Não era mesmo uma situação confortável, pois, no ano anterior, Serra fizera reservas ao expressar seu apoio ao Plano Real.
Preocupado com o déficit público (que se tornaria o principal problema econômico do governo FHC), Serra criticou duramente a sobrevalorização do câmbio, a política de estímulo às importações e os juros elevados, que para ele eram custos desnecessários do plano. Os choques com Pedro Malan, da Fazenda, e Gustavo Franco, do Banco Central -os principais guardiões de uma moeda forte-, foram inevitáveis. Serra perdeu a batalha da desvalorização, mas conseguiu impor alíquotas a importações que melhoraram o perfil da balança comercial.
A corda, no entanto, arrebentou do lado de quem destoava, e Serra foi convencido por FHC a disputar, a contragosto, a eleição para a Prefeitura de São Paulo, em 1996, o que o afastou do debate sobre economia no governo federal.
Tendo ficado atrás de Celso Pitta e Luiza Erundina, que disputaram o segundo turno, Serra voltou a Brasília, para ocupar pela primeira vez a cadeira no Senado, que ganhara em 1994 com mais de 6 milhões de votos. Não chegou, porém, a esquentá-la.
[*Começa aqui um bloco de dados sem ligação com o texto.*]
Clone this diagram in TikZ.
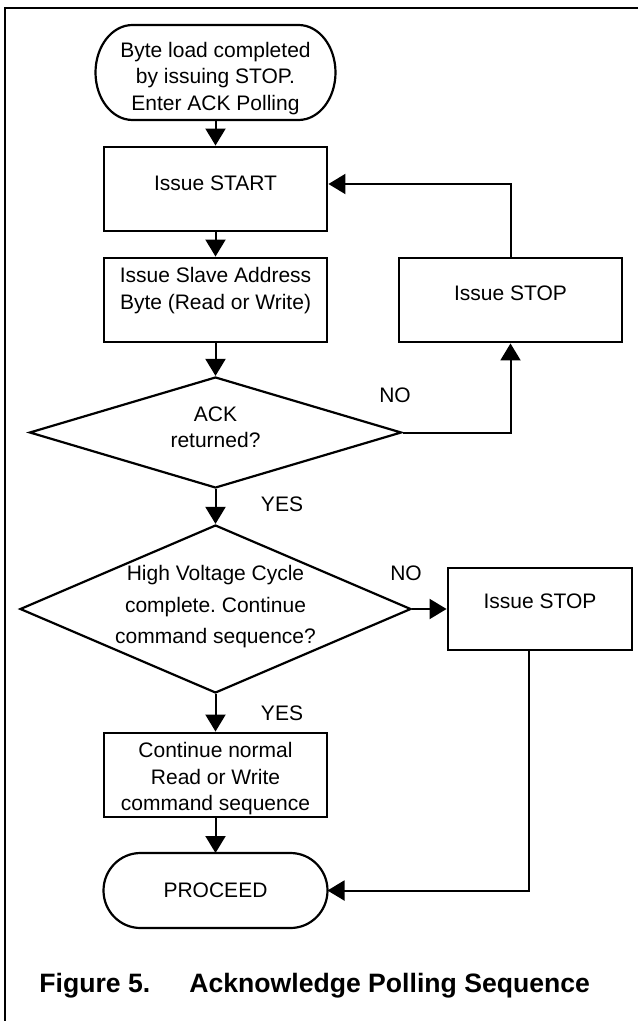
\documentclass[tikz,border=0pt]{standalone}
\usepackage{fontspec}
\setmainfont{Liberation Sans}
\usetikzlibrary{arrows.meta,shapes.geometric}
\frenchspacing
\newcommand\upby[2]{\raisebox{#1}[\height][\depth]{#2}}
\newcommand\nfont{\fontsize{10.5pt}{13.25pt}\selectfont}
\newcommand\hvfont{\fontsize{10.5pt}{15.75pt}\selectfont}
\newcommand\tl[1]{\begin{tabular}{@{}c@{}}#1\end{tabular}}
\begin{document}
\begin{tikzpicture}[x=0.5pt,y=-0.5pt,
  box/.style={rectangle,draw,line width=1.45pt,minimum width=111.5pt,minimum height=42pt,inner sep=0pt,font=\nfont},
  termnode/.style={rectangle,inner sep=0pt,outer sep=0pt,font=\nfont},
  termline/.style={line width=1.1pt},
  dec/.style={diamond,draw,line width=1.1pt,inner sep=0pt,font=\nfont},
  conn/.style={line width=1pt,-{Triangle[length=8.5pt,width=10pt]}},
  lbl/.style={font=\nfont,inner sep=0pt},
  captxt/.style={font={\fontsize{13.3pt}{16pt}\selectfont\bfseries},anchor=base west,inner sep=0pt}
]
\useasboundingbox (0,0) rectangle (638,1021);
% frame
\draw[line width=1.1pt] (638,8) -- (5,8) -- (5,1021);

% nodes
\node[termnode,minimum width=120pt,minimum height=47.5pt] (start) at (215.5,72.5)
  {\upby{-3.1pt}{\tl{Byte load completed\\by issuing STOP.\\Enter ACK Polling}}};
\draw[termline] ([xshift=18.5pt]start.north west) -- ([xshift=-18.5pt]start.north east)
  arc[start angle=90,end angle=-90,x radius=18.5pt,y radius=23.75pt]
  -- ([xshift=18.5pt]start.south west)
  arc[start angle=270,end angle=90,x radius=18.5pt,y radius=23.75pt] -- cycle;

\node[box] (istart) at (215.5,189) {\upby{3pt}{Issue START}};
\node[box] (slave) at (215.5,300) {\upby{4.65pt}{\tl{Issue Slave Address\\Byte (Read or Write)}}};
\node[box] (stop1) at (510.5,300) {\upby{3.5pt}{Issue STOP}};
\node[dec,minimum width=186pt,minimum height=55.5pt] (ack) at (215.5,432.5)
  {\makebox[0pt]{\upby{1.65pt}{\tl{ACK\\returned?}}}};
\node[dec,minimum width=195.5pt,minimum height=84pt,font=\hvfont] (hv) at (215.5,609)
  {\makebox[0pt]{\upby{1.64pt}{\tl{High Voltage Cycle\\complete. Continue\\command sequence?}}}};
\node[box,minimum width=92pt,minimum height=41pt] (stop2) at (540,609) {\upby{4pt}{Issue STOP}};
\node[box] (cont) at (215.5,775) {\upby{-1.95pt}{\tl{Continue normal\\Read or Write\\command sequence}}};
\node[termnode,minimum width=112pt,minimum height=37.5pt] (proc) at (215.5,890.5) {PROCEED};
\draw[termline] ([xshift=18.5pt]proc.north west) -- ([xshift=-18.5pt]proc.north east)
  arc[start angle=90,end angle=-90,x radius=18.5pt,y radius=18.75pt]
  -- ([xshift=18.5pt]proc.south west)
  arc[start angle=270,end angle=90,x radius=18.5pt,y radius=18.75pt] -- cycle;

% connectors
\draw[conn] (start.south) -- (istart.north);
\draw[conn] (istart.south) -- (slave.north);
\draw[conn] (slave.south) -- (ack.north);
\draw[conn] (ack.south) -- (hv.north);
\draw[conn] (hv.south) -- (cont.north);
\draw[conn] (cont.south) -- (proc.north);
\draw[conn] (ack.east) -| (stop1.south);
\draw[conn] (stop1.north) |- ([yshift=2.5pt]istart.east);
\draw[conn] (hv.east) -- (stop2.west);
\draw[conn] ([xshift=-5.5pt]stop2.south) |- (proc.east);

% labels
\node[lbl] (no1) at (395,395) {NO};
\node[lbl] (yes1) at (282,504) {YES};
\node[lbl] (no2) at (406,573) {NO};
\node[lbl] (yes2) at (282,713) {YES};

% caption
\node[captxt] (fig) at (39,992) {Figure 5.};
\node[captxt] (title) at (189,992) {Acknowledge Polling Sequence};
\end{tikzpicture}
\end{document}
Em março de 1998, assumiu o Ministério da Saúde, que seria a principal plataforma de lançamento de sua candidatura à Presidência da República com o apoio do Palácio do Planalto. Algumas de suas realizações -como a política de combate à Aids, a campanha contra o fumo e a introdução dos remédios genéricos- tiveram reconhecimento mundial.
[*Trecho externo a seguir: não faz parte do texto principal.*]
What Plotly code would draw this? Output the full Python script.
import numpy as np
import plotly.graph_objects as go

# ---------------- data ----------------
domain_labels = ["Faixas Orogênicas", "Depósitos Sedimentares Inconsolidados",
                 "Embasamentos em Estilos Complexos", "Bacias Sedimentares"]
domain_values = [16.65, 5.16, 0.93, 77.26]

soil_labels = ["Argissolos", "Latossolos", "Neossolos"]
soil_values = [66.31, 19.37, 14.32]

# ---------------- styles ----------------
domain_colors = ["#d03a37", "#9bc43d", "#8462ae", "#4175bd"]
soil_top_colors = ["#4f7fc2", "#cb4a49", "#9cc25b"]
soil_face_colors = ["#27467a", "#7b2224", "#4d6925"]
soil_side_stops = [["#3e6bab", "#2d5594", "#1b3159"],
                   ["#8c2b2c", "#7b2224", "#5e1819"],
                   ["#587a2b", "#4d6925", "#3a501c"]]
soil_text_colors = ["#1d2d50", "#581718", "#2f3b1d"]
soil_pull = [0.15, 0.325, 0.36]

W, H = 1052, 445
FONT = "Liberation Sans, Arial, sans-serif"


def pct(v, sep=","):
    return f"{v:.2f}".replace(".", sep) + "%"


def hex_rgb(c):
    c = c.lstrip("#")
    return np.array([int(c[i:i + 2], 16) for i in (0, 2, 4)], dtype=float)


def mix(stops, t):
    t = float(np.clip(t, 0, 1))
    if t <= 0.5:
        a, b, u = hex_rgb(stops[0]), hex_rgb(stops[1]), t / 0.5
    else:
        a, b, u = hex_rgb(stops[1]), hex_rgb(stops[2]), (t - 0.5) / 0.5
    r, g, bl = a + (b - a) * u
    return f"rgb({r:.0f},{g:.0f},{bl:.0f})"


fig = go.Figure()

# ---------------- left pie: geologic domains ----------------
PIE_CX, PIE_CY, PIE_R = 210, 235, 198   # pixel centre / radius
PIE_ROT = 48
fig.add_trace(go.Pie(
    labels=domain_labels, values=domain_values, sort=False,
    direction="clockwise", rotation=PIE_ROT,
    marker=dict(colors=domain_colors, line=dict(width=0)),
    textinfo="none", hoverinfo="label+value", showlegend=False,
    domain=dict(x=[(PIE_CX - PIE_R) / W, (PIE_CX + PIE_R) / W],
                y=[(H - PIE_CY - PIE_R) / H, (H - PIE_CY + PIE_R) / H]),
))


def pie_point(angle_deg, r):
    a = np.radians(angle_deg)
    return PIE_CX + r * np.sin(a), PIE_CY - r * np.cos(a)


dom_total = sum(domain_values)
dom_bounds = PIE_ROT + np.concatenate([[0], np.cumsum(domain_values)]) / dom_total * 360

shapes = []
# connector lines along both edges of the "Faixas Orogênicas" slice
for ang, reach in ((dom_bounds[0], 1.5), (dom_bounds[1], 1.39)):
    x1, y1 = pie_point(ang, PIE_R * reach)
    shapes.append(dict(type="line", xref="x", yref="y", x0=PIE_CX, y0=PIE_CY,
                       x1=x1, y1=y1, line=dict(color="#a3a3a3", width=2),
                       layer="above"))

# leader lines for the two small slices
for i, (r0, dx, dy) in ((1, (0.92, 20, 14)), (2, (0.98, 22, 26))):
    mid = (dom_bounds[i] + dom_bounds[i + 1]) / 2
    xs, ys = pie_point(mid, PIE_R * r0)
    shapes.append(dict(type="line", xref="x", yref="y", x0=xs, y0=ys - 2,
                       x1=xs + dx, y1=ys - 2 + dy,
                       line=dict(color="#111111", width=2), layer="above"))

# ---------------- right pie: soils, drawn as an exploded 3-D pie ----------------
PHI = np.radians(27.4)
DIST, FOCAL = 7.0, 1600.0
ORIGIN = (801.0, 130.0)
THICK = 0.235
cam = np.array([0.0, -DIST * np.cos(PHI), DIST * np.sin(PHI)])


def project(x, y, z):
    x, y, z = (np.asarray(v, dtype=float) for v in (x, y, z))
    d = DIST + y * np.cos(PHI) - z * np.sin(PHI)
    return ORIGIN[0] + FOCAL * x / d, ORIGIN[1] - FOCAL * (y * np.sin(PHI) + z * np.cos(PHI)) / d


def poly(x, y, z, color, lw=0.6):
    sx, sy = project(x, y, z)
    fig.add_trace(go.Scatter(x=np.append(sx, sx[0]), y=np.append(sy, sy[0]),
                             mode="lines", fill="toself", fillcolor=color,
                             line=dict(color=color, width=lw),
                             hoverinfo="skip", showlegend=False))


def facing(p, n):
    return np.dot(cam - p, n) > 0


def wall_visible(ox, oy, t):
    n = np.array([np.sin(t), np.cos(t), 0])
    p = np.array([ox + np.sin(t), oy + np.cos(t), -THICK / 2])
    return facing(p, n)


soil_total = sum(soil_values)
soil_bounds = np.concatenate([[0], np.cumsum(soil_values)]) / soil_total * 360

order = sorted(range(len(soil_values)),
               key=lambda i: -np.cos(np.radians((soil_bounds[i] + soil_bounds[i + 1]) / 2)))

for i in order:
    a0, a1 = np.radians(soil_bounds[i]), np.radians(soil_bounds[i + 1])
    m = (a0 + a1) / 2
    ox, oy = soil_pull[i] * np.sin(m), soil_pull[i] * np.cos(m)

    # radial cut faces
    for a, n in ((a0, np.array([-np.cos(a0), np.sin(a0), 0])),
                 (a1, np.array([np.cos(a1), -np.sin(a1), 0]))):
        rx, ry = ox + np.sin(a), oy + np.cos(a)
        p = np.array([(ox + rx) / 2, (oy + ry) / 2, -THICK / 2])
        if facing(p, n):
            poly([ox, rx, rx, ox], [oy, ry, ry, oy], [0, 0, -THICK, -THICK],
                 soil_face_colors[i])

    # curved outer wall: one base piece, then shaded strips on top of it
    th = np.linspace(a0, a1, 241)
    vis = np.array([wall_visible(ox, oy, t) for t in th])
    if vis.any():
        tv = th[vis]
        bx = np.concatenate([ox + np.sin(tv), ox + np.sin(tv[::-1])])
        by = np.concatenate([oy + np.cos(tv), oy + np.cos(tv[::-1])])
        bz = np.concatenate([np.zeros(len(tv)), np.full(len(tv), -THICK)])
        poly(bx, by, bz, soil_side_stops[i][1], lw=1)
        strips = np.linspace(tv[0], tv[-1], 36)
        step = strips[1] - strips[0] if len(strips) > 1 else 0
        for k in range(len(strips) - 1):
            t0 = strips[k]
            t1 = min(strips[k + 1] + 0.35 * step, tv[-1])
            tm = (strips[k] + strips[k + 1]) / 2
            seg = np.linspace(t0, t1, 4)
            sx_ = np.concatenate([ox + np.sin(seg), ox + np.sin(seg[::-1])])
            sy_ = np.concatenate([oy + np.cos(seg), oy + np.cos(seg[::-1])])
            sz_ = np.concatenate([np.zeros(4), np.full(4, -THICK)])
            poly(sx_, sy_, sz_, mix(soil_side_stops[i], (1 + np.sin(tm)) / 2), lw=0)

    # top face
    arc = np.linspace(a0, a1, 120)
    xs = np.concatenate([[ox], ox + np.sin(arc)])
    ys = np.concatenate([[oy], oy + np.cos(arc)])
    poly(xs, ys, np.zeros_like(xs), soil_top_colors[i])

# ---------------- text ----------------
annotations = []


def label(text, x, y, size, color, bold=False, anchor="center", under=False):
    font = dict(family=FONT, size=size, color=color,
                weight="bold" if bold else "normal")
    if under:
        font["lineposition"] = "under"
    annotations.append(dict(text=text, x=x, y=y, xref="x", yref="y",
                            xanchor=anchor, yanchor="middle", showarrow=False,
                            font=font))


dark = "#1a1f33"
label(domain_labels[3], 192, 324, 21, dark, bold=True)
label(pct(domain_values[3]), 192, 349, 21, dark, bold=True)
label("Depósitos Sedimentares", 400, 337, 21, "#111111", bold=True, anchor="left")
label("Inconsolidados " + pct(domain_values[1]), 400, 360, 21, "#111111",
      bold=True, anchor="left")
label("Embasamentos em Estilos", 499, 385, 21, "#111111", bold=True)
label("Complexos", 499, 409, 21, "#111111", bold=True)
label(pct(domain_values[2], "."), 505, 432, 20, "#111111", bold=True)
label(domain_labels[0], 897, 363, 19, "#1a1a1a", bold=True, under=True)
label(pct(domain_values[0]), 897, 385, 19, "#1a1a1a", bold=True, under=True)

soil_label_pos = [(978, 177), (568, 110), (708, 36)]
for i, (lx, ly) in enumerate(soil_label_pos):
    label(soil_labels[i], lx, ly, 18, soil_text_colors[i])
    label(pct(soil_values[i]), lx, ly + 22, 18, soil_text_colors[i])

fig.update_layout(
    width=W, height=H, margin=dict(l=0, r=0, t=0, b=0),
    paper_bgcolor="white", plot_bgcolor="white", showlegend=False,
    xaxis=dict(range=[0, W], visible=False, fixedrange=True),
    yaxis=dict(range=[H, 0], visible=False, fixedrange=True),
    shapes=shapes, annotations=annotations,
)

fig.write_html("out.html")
Os adversários reconhecem em Serra consistência intelectual e competência. Quanto aos correligionários, acham que seria um bom presidente, embora para muitos ele não seja, necessariamente, um bom candidato, devido à antipatia que desperta em parte do eleitorado e até mesmo entre seus aliados.
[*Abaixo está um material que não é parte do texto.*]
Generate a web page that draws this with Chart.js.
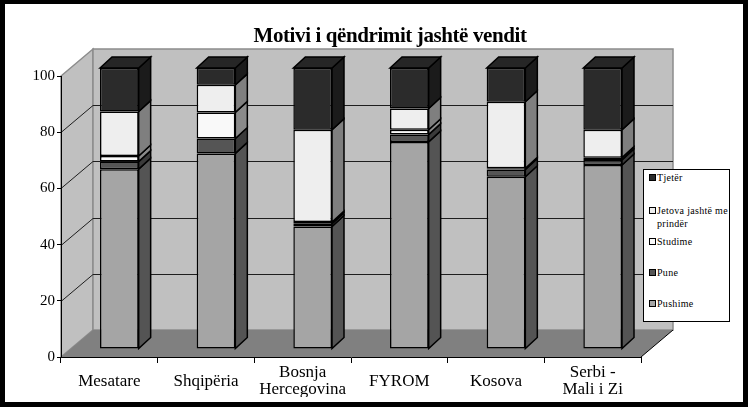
<!DOCTYPE html>
<html><head><meta charset="utf-8">
<script src="https://cdn.jsdelivr.net/npm/chart.js@4/dist/chart.umd.min.js"></script>
<style>
html,body{margin:0;padding:0;background:#fff;}
#wrap{position:relative;width:748px;height:407px;overflow:hidden;background:#fff;}
#c{position:absolute;left:0;top:0;}
#frame{position:absolute;left:0;top:0;width:748px;height:407px;box-sizing:border-box;border:solid #000;border-width:4px 5px 5px 5px;pointer-events:none;}
#title{position:absolute;left:0;width:780px;top:23px;line-height:24px;text-align:center;font:bold 21px "Liberation Serif",serif;letter-spacing:-0.4px;color:#000;white-space:nowrap;}
#legend{position:absolute;left:643px;top:169px;width:87px;height:153px;box-sizing:border-box;border:1px solid #000;background:#fff;font:10px "Liberation Serif",serif;color:#000;}
.li{position:absolute;left:5px;width:80px;line-height:13px;}
.mk{position:absolute;left:0;top:3px;width:5px;height:5px;border:1px solid #000;}
.tx{position:absolute;left:8px;width:72px;letter-spacing:0.3px;}
</style></head>
<body>
<div id="wrap">
  <canvas id="c" width="748" height="407"></canvas>
  <div id="title">Motivi i qëndrimit jashtë vendit</div>
  <div id="legend"></div>
  <div id="frame"></div>
</div>
<script>
// ---- data ----
const categories = ['Mesatare', 'Shqipëria', ['Bosnja', 'Hercegovina'], 'FYROM', 'Kosova', ['Serbi -', 'Mali i Zi']];
const seriesNames = ['Pushime', 'Pune', 'Studime', 'Jetova jashtë me prindër', 'Tjetër'];
const pushime = [64.0, 69.6, 43.6, 73.7, 61.3, 65.5];
const pune    = [2.7, 5.3, 1.0, 2.6, 2.6, 1.8];
const studime = [2.0, 9.3, 0.6, 1.7, 0.4, 0.8];
const jetova  = [15.8, 9.8, 32.8, 7.6, 23.7, 9.9];
const tjeter  = [15.5, 6.0, 22.0, 14.4, 12.0, 22.0];
const yTicks = [0, 20, 40, 60, 80, 100];

// ---- styles ----
const frontColors = ['#a5a5a5', '#555555', '#f9f9f9', '#eeeeee', '#2b2b2b'];
const sideColors  = ['#545454', '#3a3a3a', '#8a8a8a', '#7f7f7f', '#1b1b1b'];
const topColor = '#262626';
const WALL_DX = 32, WALL_DY = -27;
const BAR_DX = 10, BAR_DY = -8;
const BAR_SX = 12, BAR_SY = -11;

const seriesValues = [pushime, pune, studime, jetova, tjeter];

function poly(ctx, pts) {
  ctx.beginPath();
  ctx.moveTo(pts[0][0], pts[0][1]);
  for (let i = 1; i < pts.length; i++) ctx.lineTo(pts[i][0], pts[i][1]);
  ctx.closePath();
}

const threeD = {
  id: 'threeD',
  beforeDraw(chart) {
    const ctx = chart.ctx, a = chart.chartArea, y = chart.scales.y;
    ctx.save();
    // side wall
    poly(ctx, [[a.left, a.top], [a.left + WALL_DX, a.top + WALL_DY], [a.left + WALL_DX, a.bottom + WALL_DY], [a.left, a.bottom]]);
    ctx.fillStyle = '#c0c0c0'; ctx.fill();
    ctx.strokeStyle = '#8c8c8c'; ctx.lineWidth = 1.5; ctx.stroke();
    // back wall
    poly(ctx, [[a.left + WALL_DX, a.top + WALL_DY], [a.right + WALL_DX, a.top + WALL_DY], [a.right + WALL_DX, a.bottom + WALL_DY], [a.left + WALL_DX, a.bottom + WALL_DY]]);
    ctx.fillStyle = '#c0c0c0'; ctx.fill();
    ctx.strokeStyle = '#8c8c8c'; ctx.stroke();
    // floor
    poly(ctx, [[a.left, a.bottom], [a.left + WALL_DX, a.bottom + WALL_DY], [a.right + WALL_DX, a.bottom + WALL_DY], [a.right, a.bottom]]);
    ctx.fillStyle = '#808080'; ctx.fill();
    ctx.beginPath();
    ctx.moveTo(a.right, a.bottom); ctx.lineTo(a.right + WALL_DX, a.bottom + WALL_DY);
    ctx.strokeStyle = '#000'; ctx.lineWidth = 1; ctx.stroke();
    // gridlines
    ctx.strokeStyle = '#1e1e1e'; ctx.lineWidth = 1;
    y.ticks.forEach(t => {
      if (t.value <= y.min || t.value >= y.max) return;
      const py = Math.round(y.getPixelForValue(t.value)) + 0.5;
      ctx.beginPath();
      ctx.moveTo(a.left, py);
      ctx.lineTo(a.left + WALL_DX, py + WALL_DY);
      ctx.lineTo(a.right + WALL_DX, py + WALL_DY);
      ctx.stroke();
    });
    ctx.restore();
  },
  beforeDatasetsDraw(chart) {
    chart.ctx.save();
    chart.ctx.translate(BAR_DX, BAR_DY);
  },
  afterDatasetsDraw(chart) {
    const ctx = chart.ctx;
    const n = chart.data.datasets.length;
    ctx.lineWidth = 1.5;
    ctx.strokeStyle = '#000';
    ctx.lineJoin = 'miter';
    for (let d = 0; d < n; d++) {
      const meta = chart.getDatasetMeta(d);
      meta.data.forEach(el => {
        const p = el.getProps(['x', 'y', 'base', 'width'], true);
        const top = Math.min(p.y, p.base), bot = Math.max(p.y, p.base);
        const right = p.x + p.width / 2, left = p.x - p.width / 2;
        poly(ctx, [[right, top], [right + BAR_SX, top + BAR_SY], [right + BAR_SX, bot + BAR_SY], [right, bot]]);
        ctx.fillStyle = sideColors[d]; ctx.fill(); ctx.stroke();
        if (d === n - 1) {
          poly(ctx, [[left, top], [left + BAR_SX, top + BAR_SY], [right + BAR_SX, top + BAR_SY], [right, top]]);
          ctx.fillStyle = topColor; ctx.fill(); ctx.stroke();
        }
      });
    }
    ctx.restore();
  }
};

const datasets = seriesNames.map((name, i) => ({
  label: name,
  data: seriesValues[i],
  backgroundColor: frontColors[i],
  borderColor: '#000',
  borderWidth: 1.5,
  borderSkipped: false,
  clip: false,
  categoryPercentage: 0.4,
  barPercentage: 1.0
}));

new Chart(document.getElementById('c'), {
  type: 'bar',
  data: { labels: categories, datasets },
  plugins: [threeD],
  options: {
    responsive: false,
    animation: false,
    devicePixelRatio: 1,
    layout: { padding: { left: 0, right: 107, top: 76, bottom: 10 } },
    plugins: { legend: { display: false }, title: { display: false }, tooltip: { enabled: false } },
    scales: {
      x: {
        stacked: true,
        grid: { offset: true, drawOnChartArea: false, drawTicks: true, tickLength: 6, color: '#000', lineWidth: 1 },
        border: { display: true, color: '#000', width: 1 },
        ticks: { color: '#000', font: { family: 'Liberation Serif', size: 17, lineHeight: 1.0 }, padding: 10, crossAlign: 'center', maxRotation: 0, autoSkip: false },
        afterFit(s) { s.height = 40; }
      },
      y: {
        stacked: true,
        min: 0, max: 100,
        afterBuildTicks(s) { s.ticks = yTicks.map(v => ({ value: v })); },
        grid: { drawOnChartArea: false, drawTicks: true, tickLength: 4, color: '#000', lineWidth: 1 },
        border: { display: true, color: '#000', width: 1 },
        ticks: { color: '#000', font: { family: 'Liberation Serif', size: 15 }, padding: 2 },
        afterFit(s) { s.width = 61; }
      }
    }
  }
});

// legend (HTML) built from series names, top entry = last series
const legendTops = [133, 102, 71, 40, 7];
const lg = document.getElementById('legend');
seriesNames.forEach((name, i) => {
  const it = document.createElement('div');
  it.className = 'li';
  it.style.top = (legendTops[i] - 6) + 'px';
  const mk = document.createElement('div');
  mk.className = 'mk';
  mk.style.background = frontColors[i];
  const tx = document.createElement('div');
  tx.className = 'tx';
  tx.textContent = name;
  it.appendChild(mk); it.appendChild(tx);
  lg.appendChild(it);
});
</script>
</body></html>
O estilo de Serra também é uma incógnita, mesmo para a elite que o apóia. Tido como alguém que não compartilha o poder, Serra teria dificuldade em levar adiante arranjos partidários que garantiriam a eficiência e a estabilidade de seu governo. Por enquanto, o papel de agregador tem sido desempenhado sobretudo por FHC, o maior avalista do vôo do companheiro tucano.